Pour ma dernière chronique à la dernière émission d’ « Excusez-moi de vous interrompre », j’ai choisi un thème à la fois culturel et toulousain : les Jeux Floraux. Je puise encore dans mon Guide du promeneur curieux.
Le décor est situé place d’Assézat où une porte luxuriante ouvre sur la cour intérieure du plus magnifique hôtel du « pays de Cocagne ». À l’intérieur se suivent en étages, salons et bureaux de diverses académies savantes, depuis que le banquier Ozenne acquit l’hôtel et le légua à la municipalité pour les héberger. Au rez-de-chaussée s’étend une salle où se déroulent des manifestations culturelles, dont des salons littéraires (notamment celui de « Les Gourmets de lettres »), sous une statue de Clémence Isaure : patronne de la poésie à Toulouse. Cette figure est celle d’une femme ayant peut-être existé ou bien une allégorie très présente en la ville hantée par le mythe de la Dame belle et cultivée. Ici eut lieu l’aventure étonnante du négociant Pierre d’Assézat.
Au XVIe siècle, ce riche marchand de pastel, devenu capitoul, fit bâtir son hôtel en plein essor du commerce du pastel, cher et prisé en Europe car il servait à teinter en bleu clair : tissus, boiseries, etc.. Pierre étendait ses cultures dans tout le « triangle d’or » du Lauragais et c’est du port voisin de la Daurade qu’il envoyait ses productions dans de nombreux pays. Mais ce conte de fées a un envers que l’on évoque rarement. L’aventure se déroule au temps des guerres de religion. L’expulsion manu militari des « parpaillots » chasse de la ville le protestant Assézat qui intrigue, doit attendre des années le pardon du roi de France et se convertir au catholicisme. Mais arrive l’indigo, plante sud-américaine qui concurrence le pastel. La méfiance des banquiers lyonnais s’ajoute à de mauvaises années et, finalement, Assézat meurt ruiné, ses derniers biens saisis, mais redevient toutefois propriétaire de son hôtel. Splendeur et misère d’un négociant et d’un temps, inscrites dans les pierres d’un tel hôtel.
C’est sous le porche en fond de cour, qu’une porte donne accès au temple de la poésie séculaire : la fameuse Académie des Jeux Floraux.
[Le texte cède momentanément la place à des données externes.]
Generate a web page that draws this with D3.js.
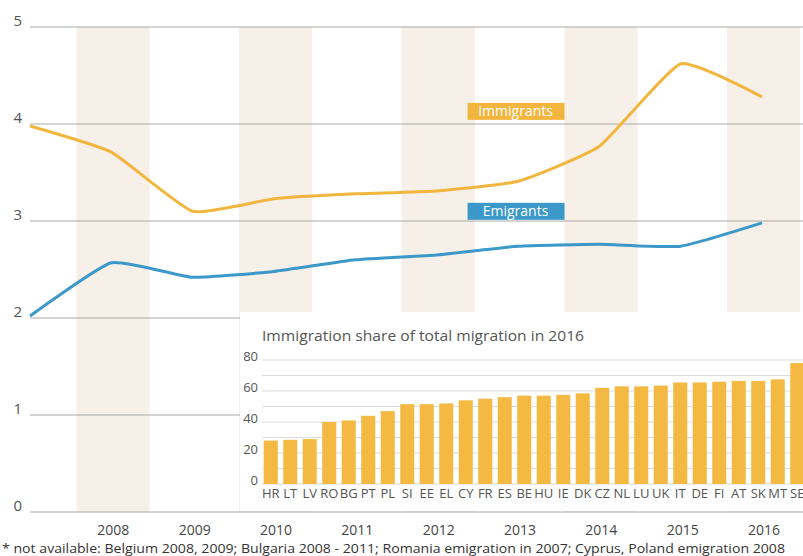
<!DOCTYPE html>
<html>
<head>
<meta charset="utf-8">
<script src="https://cdn.jsdelivr.net/npm/d3@7"></script>
<style>
  body { margin: 0; background: #fff; }
  #chart { width: 803px; height: 556px; }
  text { font-family: "Open Sans", "DejaVu Sans", sans-serif; }
</style>
</head>
<body>
<div id="chart"></div>
<script>
// main chart data
const years = [2007, 2008, 2009, 2010, 2011, 2012, 2013, 2014, 2015, 2016];
const immigrants = [3.98, 3.71, 3.10, 3.23, 3.28, 3.31, 3.41, 3.77, 4.62, 4.28];
const emigrants = [2.02, 2.57, 2.42, 2.48, 2.60, 2.65, 2.74, 2.76, 2.74, 2.98];
const yTicks = [0, 1, 2, 3, 4, 5];
const yearLabels = [2008, 2009, 2010, 2011, 2012, 2013, 2014, 2015, 2016];
const bandYears = [2008, 2010, 2012, 2014, 2016];

// inset data
const countries = ["HR", "LT", "LV", "RO", "BG", "PT", "PL", "SI", "EE", "EL", "CY", "FR", "ES", "BE",
  "HU", "IE", "DK", "CZ", "NL", "LU", "UK", "IT", "DE", "FI", "AT", "SK", "MT", "SE"];
const shares = [28, 28.5, 29, 40, 41, 44, 47, 51.5, 51.5, 52, 54, 55, 56, 57,
  57, 57.5, 58.5, 62, 63, 63, 63.5, 65.5, 65.5, 66, 66.5, 66.5, 67.5, 78];
const insetTicks = [0, 20, 40, 60, 80];

const width = 803, height = 556;
const orange = "#f2b63f", blue = "#3b98c8";

const svg = d3.select("#chart").append("svg")
  .attr("width", width)
  .attr("height", height);

const x = d3.scaleLinear().domain([2007, 2016]).range([30, 762]);
const y = d3.scaleLinear().domain([0, 5]).range([512, 27]);

// shaded year bands
svg.selectAll(".band")
  .data(bandYears)
  .enter()
  .append("rect")
  .attr("class", "band")
  .attr("x", d => x(d - 0.43))
  .attr("width", x(2007.9) - x(2007))
  .attr("y", y(5))
  .attr("height", y(0) - y(5))
  .attr("fill", "#f6f0e8");

// gridlines + tick labels
svg.selectAll(".grid")
  .data(yTicks)
  .enter()
  .append("line")
  .attr("class", "grid")
  .attr("x1", 30)
  .attr("x2", width)
  .attr("y1", d => y(d))
  .attr("y2", d => y(d))
  .attr("stroke", "#a9a9a9")
  .attr("stroke-width", 1);

svg.selectAll(".ylab")
  .data(yTicks)
  .enter()
  .append("text")
  .attr("class", "ylab")
  .attr("x", 22)
  .attr("y", d => y(d) - 1)
  .attr("text-anchor", "end")
  .attr("font-size", 15)
  .attr("fill", "#555")
  .text(d => d);

// lines
const line = d3.line()
  .x((d, i) => x(years[i]))
  .y(d => y(d))
  .curve(d3.curveCardinal.tension(0.55));

svg.append("path")
  .attr("d", line(immigrants))
  .attr("fill", "none")
  .attr("stroke", orange)
  .attr("stroke-width", 3);

svg.append("path")
  .attr("d", line(emigrants))
  .attr("fill", "none")
  .attr("stroke", blue)
  .attr("stroke-width", 3);

// series labels
const seriesLabels = [
  { name: "Immigrants", year: 2012.97, value: 4.13, color: orange },
  { name: "Emigrants", year: 2012.97, value: 3.10, color: blue }
];

const lab = svg.selectAll(".slabel")
  .data(seriesLabels)
  .enter()
  .append("g")
  .attr("class", "slabel")
  .attr("transform", d => `translate(${x(d.year)},${y(d.value)})`);

lab.append("rect")
  .attr("x", -48)
  .attr("y", -8.5)
  .attr("width", 97)
  .attr("height", 17)
  .attr("fill", d => d.color);

lab.append("text")
  .attr("x", 0)
  .attr("y", 5)
  .attr("text-anchor", "middle")
  .attr("font-size", 14)
  .attr("fill", "#fff")
  .text(d => d.name);

// inset
const inset = svg.append("g");

inset.append("rect")
  .attr("x", 240)
  .attr("y", 312)
  .attr("width", width - 240)
  .attr("height", 199)
  .attr("fill", "#fff");

inset.append("text")
  .attr("x", 262)
  .attr("y", 341)
  .attr("font-size", 14)
  .attr("fill", "#555")
  .attr("textLength", 322)
  .attr("lengthAdjust", "spacingAndGlyphs")
  .text("Immigration share of total migration in 2016");

const xb = d3.scaleBand()
  .domain(countries)
  .range([261, 807])
  .paddingInner(0.28)
  .paddingOuter(0.14);

const yb = d3.scaleLinear().domain([0, 80]).range([484, 360]);

inset.selectAll(".igrid")
  .data(d3.range(0, 90, 10))
  .enter()
  .append("line")
  .attr("class", "igrid")
  .attr("x1", 262)
  .attr("x2", width)
  .attr("y1", d => yb(d))
  .attr("y2", d => yb(d))
  .attr("stroke", "#dcdcdc")
  .attr("stroke-width", 1);

inset.selectAll(".bar")
  .data(shares)
  .enter()
  .append("rect")
  .attr("class", "bar")
  .attr("x", (d, i) => xb(countries[i]))
  .attr("width", xb.bandwidth())
  .attr("y", d => yb(d))
  .attr("height", d => yb(0) - yb(d))
  .attr("fill", "#f4b942");

inset.selectAll(".iylab")
  .data(insetTicks)
  .enter()
  .append("text")
  .attr("class", "iylab")
  .attr("x", 258)
  .attr("y", d => yb(d) + 1)
  .attr("text-anchor", "end")
  .attr("font-size", 13)
  .attr("fill", "#555")
  .text(d => d);

inset.selectAll(".clab")
  .data(countries)
  .enter()
  .append("text")
  .attr("class", "clab")
  .attr("x", d => xb(d) + xb.bandwidth() / 2)
  .attr("y", 498)
  .attr("text-anchor", "middle")
  .attr("font-size", 13)
  .attr("font-family", "'DejaVu Sans Condensed', 'Open Sans', sans-serif")
  .attr("fill", "#555")
  .text(d => d);

// x labels
svg.selectAll(".xlab")
  .data(yearLabels)
  .enter()
  .append("text")
  .attr("class", "xlab")
  .attr("x", d => x(d) + 2)
  .attr("y", 535)
  .attr("text-anchor", "middle")
  .attr("font-size", 14)
  .attr("fill", "#444")
  .text(d => d);

// footnote
svg.append("text")
  .attr("x", 2)
  .attr("y", 553)
  .attr("font-size", 12.5)
  .attr("fill", "#333")
  .attr("textLength", 783)
  .attr("lengthAdjust", "spacingAndGlyphs")
  .text("* not available: Belgium 2008, 2009; Bulgaria 2008 - 2011; Romania emigration in 2007; Cyprus, Poland emigration 2008");
</script>
</body>
</html>
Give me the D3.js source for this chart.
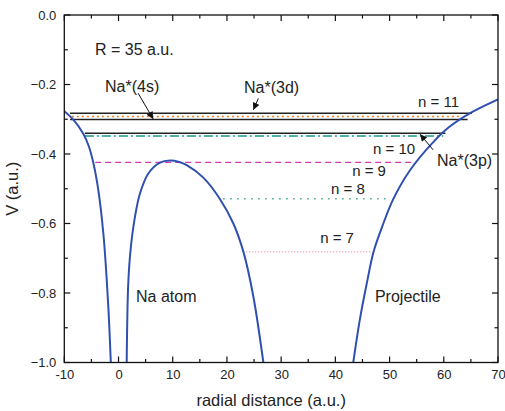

À Toulouse, malgré vacarme médiatique et prestige universitaire, on mesure la poésie à l’aune de trésors d’origine locale. Annoncée dès l’entrée de l’hôtel, reconnue la plus ancienne société savante d’Europe, celle-ci fut dotée du statut d’Académie en 1694 par Louis XIV. À l’origine Consistori del Gay Saber (consistoire du Gay Savoir), elle se veut héritière d’une tradition de sept siècles et prétend promouvoir la poésie et la littérature sous toutes ses formes. Chaque 3 MAI, elle remet salle des Illustres au Capitole, des « Fleurs » aux lauréats des différents concours qu’elle organise. Ainsi, des auteurs sont toujours couronnés à la suite de Ronsard, Victor Hugo et Chateaubriand. Selon la légende, Clémence Isaure aurait voulu par un legs, que l’Académie distribuât tous les ans ces « Fleurs d’argent pour inciter la jeunesse à l’éloquence ». Plus historique est la personne du troubadour Arnaut Vidal (originaire de Castelnaudary), le premier lauréat du Consistori, avec un sirventès (poème à sujet autre que l’amour) récompensé d’une violette d’or en 1324.
Autre dessous de l’histoire, cette institution fut jadis l’occasion d’une controverse au conseil municipal toulousain. Charles de Fitte, socialiste blanquiste, protesta contre la subvention à l’Académie composée de notables, selon lui « un foyer de réaction ». L’adjoint au maire Jaurès argua cependant que cette académie « est une vieille société littéraire et artistique qui a jeté un grand éclat à Toulouse et au dehors et a produit des œuvres vraiment remarquables » et qu’en conséquence il fallait poursuivre l’aide communale à cette société.
Sept « troubadours » auraient retrouvé la tradition en édictant des leys d’amor (lois d’amour). Il est certain qu’aujourd’hui participent à l’activité de l’académie, au titre de « Maître-es-jeux » ou « Mainteneur », des poètes contemporains en français et en occitan, intellectuels de talent et de conviction. Et parmi les prix attribués, nombreux sont ceux qui récompensent les productions de jeunes poètes aux concours et en actions de promotion de la poésie dans les établissements scolaires. Salutaire espérance – utopique ou volontariste – que restent présents et vivants, la langue et l’esprit du trobar (poésie d’amour) de leurs prédécesseurs troubadours des grands XIIe et XIIIe siècles.